Older people have been warned that if they set up a joint bank account - typically with a son or daughter - then any money in it will be legally owned by both people.

In the case of joint accounts, which are often set up when an elderly person is not confident handling money, the banks have urged customers to be aware of the legal implications.

They point out that if either account holder develops a mental capacity issue, then the bank may freeze the account.

If the vulnerable person dies, then the money in the account may pass to the surviving account holder, and not people named in the will. This could lead to rows between family members, the banks warned.

Older people have been advised to use less cash, as notes are easy to steal and, if they need help managing their money, to flag with their bank that they are a vulnerable customer.

They have also been advised by the Banking and Payments Federation to set up direct debits or standing orders to pay bills as this is a more secure way of making payments than using cash.

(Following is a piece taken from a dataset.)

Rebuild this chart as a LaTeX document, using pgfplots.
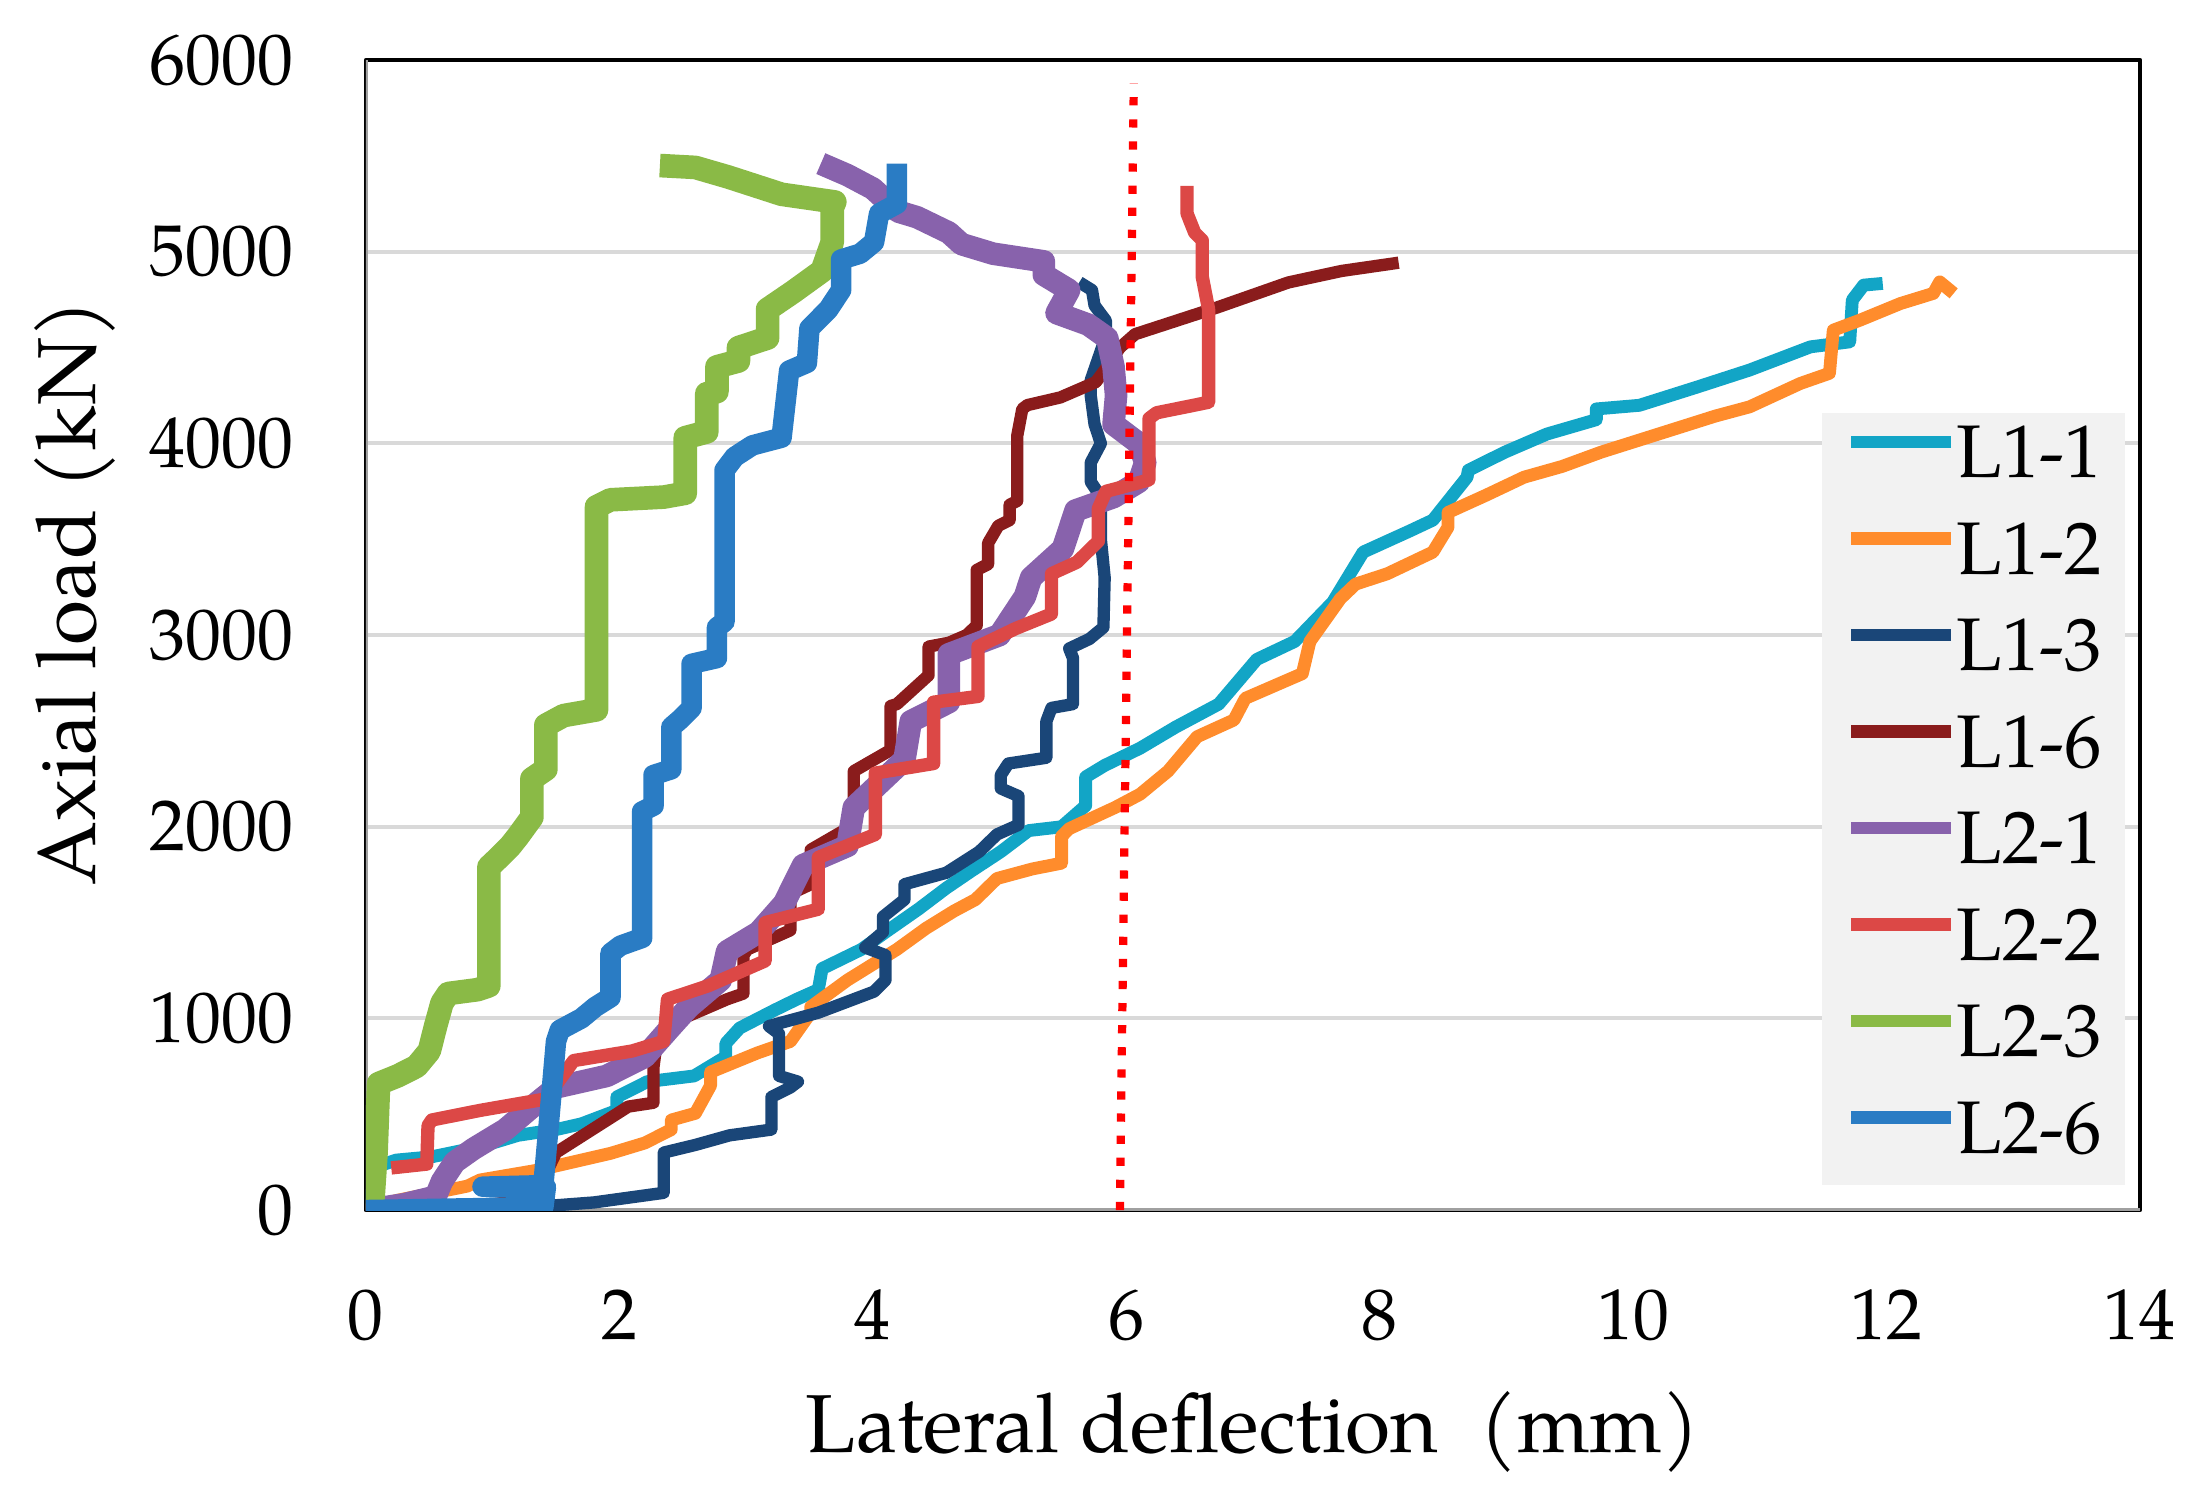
\documentclass[border=0pt]{standalone}
\usepackage{fontspec}
\setmainfont{TeX Gyre Pagella}
\usepackage{pgfplots}
\pgfplotsset{compat=1.18}
\definecolor{cLoneone}{RGB}{18,165,198}
\definecolor{cLonetwo}{RGB}{255,140,44}
\definecolor{cLonethree}{RGB}{26,70,120}
\definecolor{cLonesix}{RGB}{138,28,28}
\definecolor{cLtwoone}{RGB}{136,98,172}
\definecolor{cLtwotwo}{RGB}{220,72,70}
\definecolor{cLtwothree}{RGB}{138,186,70}
\definecolor{cLtwosix}{RGB}{42,124,196}
\definecolor{gridgray}{RGB}{217,217,217}
\definecolor{legendgray}{RGB}{242,242,242}
\definecolor{axisgray}{RGB}{160,160,160}
\begin{document}
\begin{tikzpicture}
\path[use as bounding box] (-2.503,-1.949) rectangle (12.497,8.277);
\begin{axis}[
  at={(0,0)}, anchor=south west,
  scale only axis, width=12.134cm, height=7.866cm,
  xmin=0, xmax=14, ymin=0, ymax=6000,
  xtick={0,2,...,14}, ytick={0,1000,...,6000},
  major tick length=0pt,
  ymajorgrids, grid style={color=gridgray, line width=0.8pt},
  axis line style={black, line width=0.9pt},
  /pgf/number format/assume math mode=true,
  /pgf/number format/1000 sep={},
  scaled y ticks=false,
  tick label style={font=\fontsize{14}{16}\selectfont},
  xticklabel style={inner sep=0pt, anchor=north, yshift=-5.4mm},
  yticklabel style={inner sep=0pt, anchor=east, xshift=-4.9mm},
  xlabel={Lateral deflection~~(mm)},
  ylabel={Axial load (kN)},
  label style={font=\fontsize{16}{19}\selectfont},
  xlabel style={at={(axis description cs:0.5,0)}, anchor=base, yshift=-16.6mm, inner sep=0pt},
  ylabel style={at={(axis description cs:-0.1525,0.537)}, anchor=base, inner sep=0pt},
  legend style={at={(axis cs:11.48,4165)}, anchor=north west, fill=legendgray, draw=none,
    inner xsep=1.6mm, inner ysep=0pt, row sep=0pt,
    font=\fontsize{14.5}{17}\selectfont,
    nodes={inner sep=0pt, text height=4.45mm, text depth=2.15mm}},
  legend cell align=left,
  legend image code/.code={\draw[#1, line width=2.4pt] (0mm,1.3mm) -- (6.8mm,1.3mm);},
  line join=round,
]
\draw[color=axisgray, line width=0.9pt] (rel axis cs:0,1) -- (rel axis cs:0,0) -- (rel axis cs:1,0);

% L1-1
\addplot[color=cLoneone, line width=2.5pt, mark=none] coordinates {
(0,0) (0.05,100) (0.1,230) (0.24,261) (0.52,278) (0.9,330) (1.2,390) (1.5,420) (1.7,450) (1.98,520) (1.98,590) (2.22,670) (2.59,700) (2.84,800) (2.84,870) (2.95,950) (3.23,1045) (3.4,1100) (3.57,1150) (3.6,1260) (3.91,1360) (4.1,1450) (4.36,1570) (4.58,1680) (4.78,1770) (5.01,1870) (5.23,1980) (5.49,2000) (5.68,2110) (5.68,2260) (5.83,2320) (6.11,2410) (6.39,2520) (6.73,2640) (7.03,2873) (7.33,2967) (7.63,3172) (7.87,3433) (8.24,3544) (8.42,3600) (8.69,3824) (8.7,3860) (8.99,3955) (9.32,4049) (9.71,4124) (9.71,4180) (10.05,4199) (10.5,4293) (10.92,4383) (11.40,4504) (11.71,4530) (11.73,4748) (11.82,4826) (11.97,4835)
};
\addlegendentry{L1-1}
% L1-2
\addplot[color=cLonetwo, line width=2.5pt, mark=none] coordinates {
(0,0) (0.24,50) (0.8,125) (0.9,157) (1.36,209) (1.93,296) (2.2,350) (2.41,420) (2.41,470) (2.6,505) (2.72,650) (2.72,720) (3.09,820) (3.35,880) (3.51,1030) (3.51,1060) (3.8,1200) (4.19,1360) (4.42,1470) (4.64,1560) (4.81,1620) (4.98,1730) (5.26,1780) (5.49,1810) (5.49,1950) (5.55,1990) (5.91,2100) (6.11,2170) (6.33,2290) (6.56,2470) (6.85,2557) (6.94,2670) (7.39,2799) (7.45,2967) (7.69,3190) (7.81,3266) (8.06,3320) (8.42,3433) (8.54,3563) (8.54,3640) (8.84,3730) (9.14,3824) (9.44,3880) (9.75,3955) (10.2,4049) (10.65,4143) (10.92,4191) (11.32,4313) (11.55,4366) (11.58,4591) (11.79,4643) (12.11,4730) (12.37,4783) (12.42,4843) (12.53,4783)
};
\addlegendentry{L1-2}
% L1-3
\addplot[color=cLonethree, line width=2.4pt, mark=none] coordinates {
(0,0) (0.8,0) (1.4,20) (1.8,40) (2.35,90) (2.35,300) (2.6,340) (2.87,390) (3.2,420) (3.2,590) (3.35,640) (3.41,670) (3.26,700) (3.26,920) (3.18,960) (3.57,1030) (4.01,1140) (4.1,1200) (4.1,1330) (3.94,1370) (4.08,1450) (4.08,1530) (4.25,1620) (4.25,1700) (4.58,1760) (4.84,1870) (4.98,1960) (5.15,2010) (5.15,2160) (5.01,2200) (5.01,2270) (5.07,2330) (5.37,2360) (5.37,2550) (5.41,2620) (5.58,2640) (5.58,2880) (5.55,2930) (5.71,2980) (5.82,3040) (5.83,3300) (5.8,3500) (5.8,3720) (5.72,3800) (5.72,3900) (5.8,4000) (5.75,4100) (5.72,4250) (5.72,4330) (5.84,4560) (5.84,4640) (5.75,4720) (5.73,4800) (5.63,4841)
};
\addlegendentry{L1-3}
% L1-6
\addplot[color=cLonesix, line width=2.4pt, mark=none] coordinates {
(0,0) (0.5,10) (1.0,30) (1.42,70) (1.42,190) (1.5,300) (2.07,540) (2.27,560) (2.27,750) (2.3,900) (2.5,1000) (2.85,1100) (2.98,1130) (2.98,1330) (3.01,1360) (3.35,1460) (3.35,1650) (3.51,1700) (3.51,1880) (3.85,2010) (3.85,2290) (4.14,2400) (4.14,2630) (4.19,2640) (4.44,2790) (4.44,2940) (4.6,2960) (4.74,3000) (4.82,3050) (4.82,3340) (4.91,3370) (4.91,3480) (4.99,3570) (5.08,3600) (5.08,3680) (5.14,3700) (5.14,4040) (5.18,4180) (5.22,4200) (5.48,4240) (5.76,4320) (5.85,4400) (5.95,4500) (6.07,4570) (6.72,4710) (7.28,4840) (7.7,4900) (8.15,4943)
};
\addlegendentry{L1-6}
% L2-1
\addplot[color=cLtwoone, line width=4.4pt, mark=none] coordinates {
(0,0) (0.3,30) (0.55,70) (0.6,150) (0.7,250) (0.85,320) (1.1,420) (1.35,560) (1.5,640) (1.9,700) (2.2,800) (2.4,950) (2.55,1060) (2.8,1200) (2.85,1350) (3.1,1450) (3.3,1600) (3.45,1800) (3.8,1900) (3.85,2100) (4.25,2350) (4.3,2550) (4.6,2650) (4.6,2900) (5.0,3000) (5.2,3200) (5.25,3300) (5.5,3450) (5.6,3650) (5.9,3720) (6.1,3800) (6.15,3900) (6.1,4000) (5.9,4100) (5.92,4250) (5.9,4400) (5.85,4550) (5.7,4620) (5.45,4680) (5.55,4800) (5.35,4880) (5.35,4950) (4.95,4990) (4.7,5040) (4.6,5100) (4.35,5180) (4.2,5210) (4.0,5330) (3.8,5400) (3.59,5460)
};
\addlegendentry{L2-1}
% L2-2
\addplot[color=cLtwotwo, line width=2.6pt, mark=none] coordinates {
(0.2,220) (0.48,240) (0.49,440) (0.52,470) (0.9,520) (1.42,580) (1.55,700) (1.64,780) (2.1,830) (2.35,880) (2.38,1100) (2.7,1170) (3.15,1300) (3.15,1500) (3.57,1570) (3.57,1840) (4.02,1960) (4.02,2280) (4.48,2330) (4.48,2650) (4.83,2680) (4.83,2940) (5.13,3035) (5.41,3110) (5.41,3320) (5.61,3380) (5.78,3490) (5.78,3660) (5.84,3750) (6.07,3790) (6.18,3810) (6.18,4130) (6.24,4160) (6.54,4200) (6.65,4215) (6.65,4700) (6.6,4870) (6.6,5060) (6.54,5100) (6.48,5200) (6.48,5344)
};
\addlegendentry{L2-2}
% L2-3
\addplot[color=cLtwothree, line width=4.6pt, mark=none] coordinates {
(0.05,0) (0.08,300) (0.1,660) (0.25,700) (0.4,750) (0.5,830) (0.55,960) (0.6,1080) (0.65,1130) (0.88,1150) (0.97,1170) (0.97,1790) (1.05,1840) (1.14,1900) (1.2,1950) (1.31,2050) (1.31,2250) (1.42,2300) (1.42,2530) (1.56,2580) (1.82,2610) (1.82,3670) (1.93,3706) (2.35,3720) (2.52,3740) (2.52,4030) (2.69,4060) (2.69,4260) (2.77,4270) (2.77,4400) (2.94,4430) (2.94,4500) (3.17,4550) (3.17,4700) (3.37,4790) (3.6,4900) (3.68,5050) (3.68,5230) (3.70,5260) (3.28,5300) (2.86,5390) (2.6,5440) (2.32,5450)
};
\addlegendentry{L2-3}
% L2-6
\addplot[color=cLtwosix, line width=4.0pt, mark=none] coordinates {
(0,0) (0.7,8) (1.4,15) (1.42,120) (0.92,122) (1.4,130) (1.45,500) (1.5,880) (1.53,940) (1.7,1000) (1.81,1060) (1.93,1110) (1.93,1340) (2.01,1380) (2.18,1420) (2.18,2080) (2.27,2110) (2.27,2270) (2.41,2300) (2.41,2520) (2.48,2560) (2.57,2620) (2.57,2850) (2.77,2880) (2.77,3040) (2.83,3070) (2.83,3860) (2.91,3930) (3.05,3990) (3.28,4030) (3.34,4380) (3.48,4420) (3.5,4600) (3.65,4700) (3.75,4800) (3.75,4960) (3.9,4990) (4.01,5050) (4.05,5200) (4.19,5250) (4.19,5460)
};
\addlegendentry{L2-6}
% limit line
\addplot[forget plot, color=red, line width=1.6pt, dash pattern=on 1.6pt off 2.7pt, mark=none] coordinates {(5.95,0) (6.06,5880)};
\end{axis}
\end{tikzpicture}
\end{document}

Advice: Louise O’Mahony of Banking and Payments Federation
Advice: Louise O’Mahony of Banking and Payments Federation

People who may need help managing their money have also been advised to get regulator current account statements from the bank and to check them for any suspicious activity or for missing money.

The banking body issued the warnings as part of an awareness campaign launched by Safeguarding Ireland, a not-for-profit organisation set up with the help of the HSE to promote the rights of vulnerable adults. The banking body is a member of Safeguarding Ireland.

Elder financial abuse is where older people have their savings taken, or are pressured into handing over money.

The practice can be as blunt as demanding money, keeping back some pension money, or putting them under pressure to sign off on loans.

Head of sustainable banking at the federation Louise O'Mahony said: "We all need to prepare for the likelihood that one day we may need extra assistance to manage our affairs, be that health or financial, in a way that reflects our needs when we feel vulnerable."

The guide is at or in bank branches. It is also available from Citizens Information, Age Action and Disability Ireland.